## Entries taken from a collection:

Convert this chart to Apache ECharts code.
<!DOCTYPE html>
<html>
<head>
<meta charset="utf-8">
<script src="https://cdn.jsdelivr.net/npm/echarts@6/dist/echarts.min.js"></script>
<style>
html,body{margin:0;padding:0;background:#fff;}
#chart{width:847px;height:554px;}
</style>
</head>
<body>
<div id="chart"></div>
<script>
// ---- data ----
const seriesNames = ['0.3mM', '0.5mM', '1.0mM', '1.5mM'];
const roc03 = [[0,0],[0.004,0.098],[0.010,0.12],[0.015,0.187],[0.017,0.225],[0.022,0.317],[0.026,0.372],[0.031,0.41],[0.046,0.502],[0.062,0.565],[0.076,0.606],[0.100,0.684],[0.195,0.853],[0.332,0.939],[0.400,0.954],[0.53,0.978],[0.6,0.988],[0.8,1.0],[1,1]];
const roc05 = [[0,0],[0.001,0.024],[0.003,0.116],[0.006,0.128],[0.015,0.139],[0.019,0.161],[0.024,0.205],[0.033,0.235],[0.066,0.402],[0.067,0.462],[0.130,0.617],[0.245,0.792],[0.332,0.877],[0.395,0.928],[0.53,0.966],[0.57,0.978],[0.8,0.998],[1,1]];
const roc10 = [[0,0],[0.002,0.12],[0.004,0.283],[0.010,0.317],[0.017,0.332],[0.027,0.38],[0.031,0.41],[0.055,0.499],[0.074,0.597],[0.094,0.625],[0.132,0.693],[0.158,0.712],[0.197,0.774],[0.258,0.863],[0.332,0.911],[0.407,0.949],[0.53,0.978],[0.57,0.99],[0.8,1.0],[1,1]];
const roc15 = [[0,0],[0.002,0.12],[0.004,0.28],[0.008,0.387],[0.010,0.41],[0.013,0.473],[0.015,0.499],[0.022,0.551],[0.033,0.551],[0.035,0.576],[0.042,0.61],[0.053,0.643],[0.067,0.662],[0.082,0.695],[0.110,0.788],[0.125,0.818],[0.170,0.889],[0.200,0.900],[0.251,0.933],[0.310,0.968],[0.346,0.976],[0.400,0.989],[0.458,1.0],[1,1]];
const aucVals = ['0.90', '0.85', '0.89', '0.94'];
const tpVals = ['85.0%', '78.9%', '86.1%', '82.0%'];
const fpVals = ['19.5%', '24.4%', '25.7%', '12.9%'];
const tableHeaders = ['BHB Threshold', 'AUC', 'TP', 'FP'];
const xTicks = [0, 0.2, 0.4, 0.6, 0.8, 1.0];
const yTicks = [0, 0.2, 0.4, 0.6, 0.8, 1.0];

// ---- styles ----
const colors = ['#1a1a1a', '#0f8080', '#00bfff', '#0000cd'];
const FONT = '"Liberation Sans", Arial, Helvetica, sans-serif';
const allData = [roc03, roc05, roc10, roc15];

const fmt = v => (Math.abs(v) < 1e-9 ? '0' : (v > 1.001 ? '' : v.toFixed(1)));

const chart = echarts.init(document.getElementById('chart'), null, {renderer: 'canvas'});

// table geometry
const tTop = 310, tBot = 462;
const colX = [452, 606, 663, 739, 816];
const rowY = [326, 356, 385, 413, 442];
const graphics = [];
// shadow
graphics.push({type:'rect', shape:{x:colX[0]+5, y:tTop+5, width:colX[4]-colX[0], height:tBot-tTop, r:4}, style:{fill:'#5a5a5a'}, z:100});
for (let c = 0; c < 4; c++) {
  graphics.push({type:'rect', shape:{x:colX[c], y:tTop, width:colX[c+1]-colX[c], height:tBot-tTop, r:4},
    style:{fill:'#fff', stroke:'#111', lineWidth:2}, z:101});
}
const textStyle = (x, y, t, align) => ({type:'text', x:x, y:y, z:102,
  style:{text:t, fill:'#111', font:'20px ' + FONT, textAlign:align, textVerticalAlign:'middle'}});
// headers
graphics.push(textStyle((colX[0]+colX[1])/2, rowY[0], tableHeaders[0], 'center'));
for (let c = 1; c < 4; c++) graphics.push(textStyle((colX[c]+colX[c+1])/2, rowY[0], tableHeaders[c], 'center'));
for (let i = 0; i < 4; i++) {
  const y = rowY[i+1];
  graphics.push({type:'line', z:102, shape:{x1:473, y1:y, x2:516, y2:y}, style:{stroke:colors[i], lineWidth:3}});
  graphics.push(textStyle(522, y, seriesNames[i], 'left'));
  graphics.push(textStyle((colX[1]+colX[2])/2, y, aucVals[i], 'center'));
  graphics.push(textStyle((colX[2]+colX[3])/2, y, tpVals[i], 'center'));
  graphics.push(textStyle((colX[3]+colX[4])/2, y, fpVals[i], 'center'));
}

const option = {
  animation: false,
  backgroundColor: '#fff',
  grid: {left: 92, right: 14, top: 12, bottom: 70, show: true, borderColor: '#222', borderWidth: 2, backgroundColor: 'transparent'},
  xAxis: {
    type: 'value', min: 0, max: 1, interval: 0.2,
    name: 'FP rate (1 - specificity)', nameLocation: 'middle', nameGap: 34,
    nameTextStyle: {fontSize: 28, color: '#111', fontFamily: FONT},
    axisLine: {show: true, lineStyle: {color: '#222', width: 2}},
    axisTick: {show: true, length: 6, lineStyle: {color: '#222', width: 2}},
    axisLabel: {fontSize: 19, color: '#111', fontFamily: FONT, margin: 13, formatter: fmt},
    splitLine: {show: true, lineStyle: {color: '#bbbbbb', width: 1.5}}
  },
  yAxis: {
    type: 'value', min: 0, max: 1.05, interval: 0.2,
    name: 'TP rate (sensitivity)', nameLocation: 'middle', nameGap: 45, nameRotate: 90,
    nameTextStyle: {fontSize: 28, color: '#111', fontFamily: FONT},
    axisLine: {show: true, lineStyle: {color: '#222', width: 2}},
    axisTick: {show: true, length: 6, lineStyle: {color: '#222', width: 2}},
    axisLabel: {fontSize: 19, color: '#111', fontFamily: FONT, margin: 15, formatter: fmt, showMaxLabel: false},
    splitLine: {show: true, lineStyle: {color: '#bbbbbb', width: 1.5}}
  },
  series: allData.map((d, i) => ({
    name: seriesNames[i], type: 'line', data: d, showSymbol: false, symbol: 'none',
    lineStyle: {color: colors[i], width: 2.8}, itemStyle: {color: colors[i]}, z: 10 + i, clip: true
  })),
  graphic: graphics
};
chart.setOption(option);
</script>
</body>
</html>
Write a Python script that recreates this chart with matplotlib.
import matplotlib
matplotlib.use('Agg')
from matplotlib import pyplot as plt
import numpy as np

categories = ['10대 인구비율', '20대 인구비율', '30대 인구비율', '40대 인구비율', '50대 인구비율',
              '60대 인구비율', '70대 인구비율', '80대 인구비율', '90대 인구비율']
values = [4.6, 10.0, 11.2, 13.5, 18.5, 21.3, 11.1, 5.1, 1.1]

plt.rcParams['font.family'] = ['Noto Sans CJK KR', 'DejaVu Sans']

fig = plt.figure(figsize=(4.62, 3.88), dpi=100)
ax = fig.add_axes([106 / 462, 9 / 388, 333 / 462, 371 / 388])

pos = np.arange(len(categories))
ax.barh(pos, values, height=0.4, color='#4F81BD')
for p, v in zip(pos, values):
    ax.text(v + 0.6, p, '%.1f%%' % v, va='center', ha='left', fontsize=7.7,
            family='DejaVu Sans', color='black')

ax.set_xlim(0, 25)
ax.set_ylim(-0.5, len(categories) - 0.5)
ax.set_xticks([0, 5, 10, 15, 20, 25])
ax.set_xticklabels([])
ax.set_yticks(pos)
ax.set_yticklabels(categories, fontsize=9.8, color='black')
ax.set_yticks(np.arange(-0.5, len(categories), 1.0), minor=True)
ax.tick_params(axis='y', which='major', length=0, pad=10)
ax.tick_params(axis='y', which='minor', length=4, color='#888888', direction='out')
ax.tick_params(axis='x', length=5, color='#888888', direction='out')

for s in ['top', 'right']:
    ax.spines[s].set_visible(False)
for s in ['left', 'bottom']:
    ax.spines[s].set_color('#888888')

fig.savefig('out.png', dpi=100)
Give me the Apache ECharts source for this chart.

## Set exercise:
Return all the lines that contain the string "matplotlib".

## Written response:
Write a Python script that recreates this chart with matplotlib.
import matplotlib
matplotlib.use('Agg')
from matplotlib import pyplot as plt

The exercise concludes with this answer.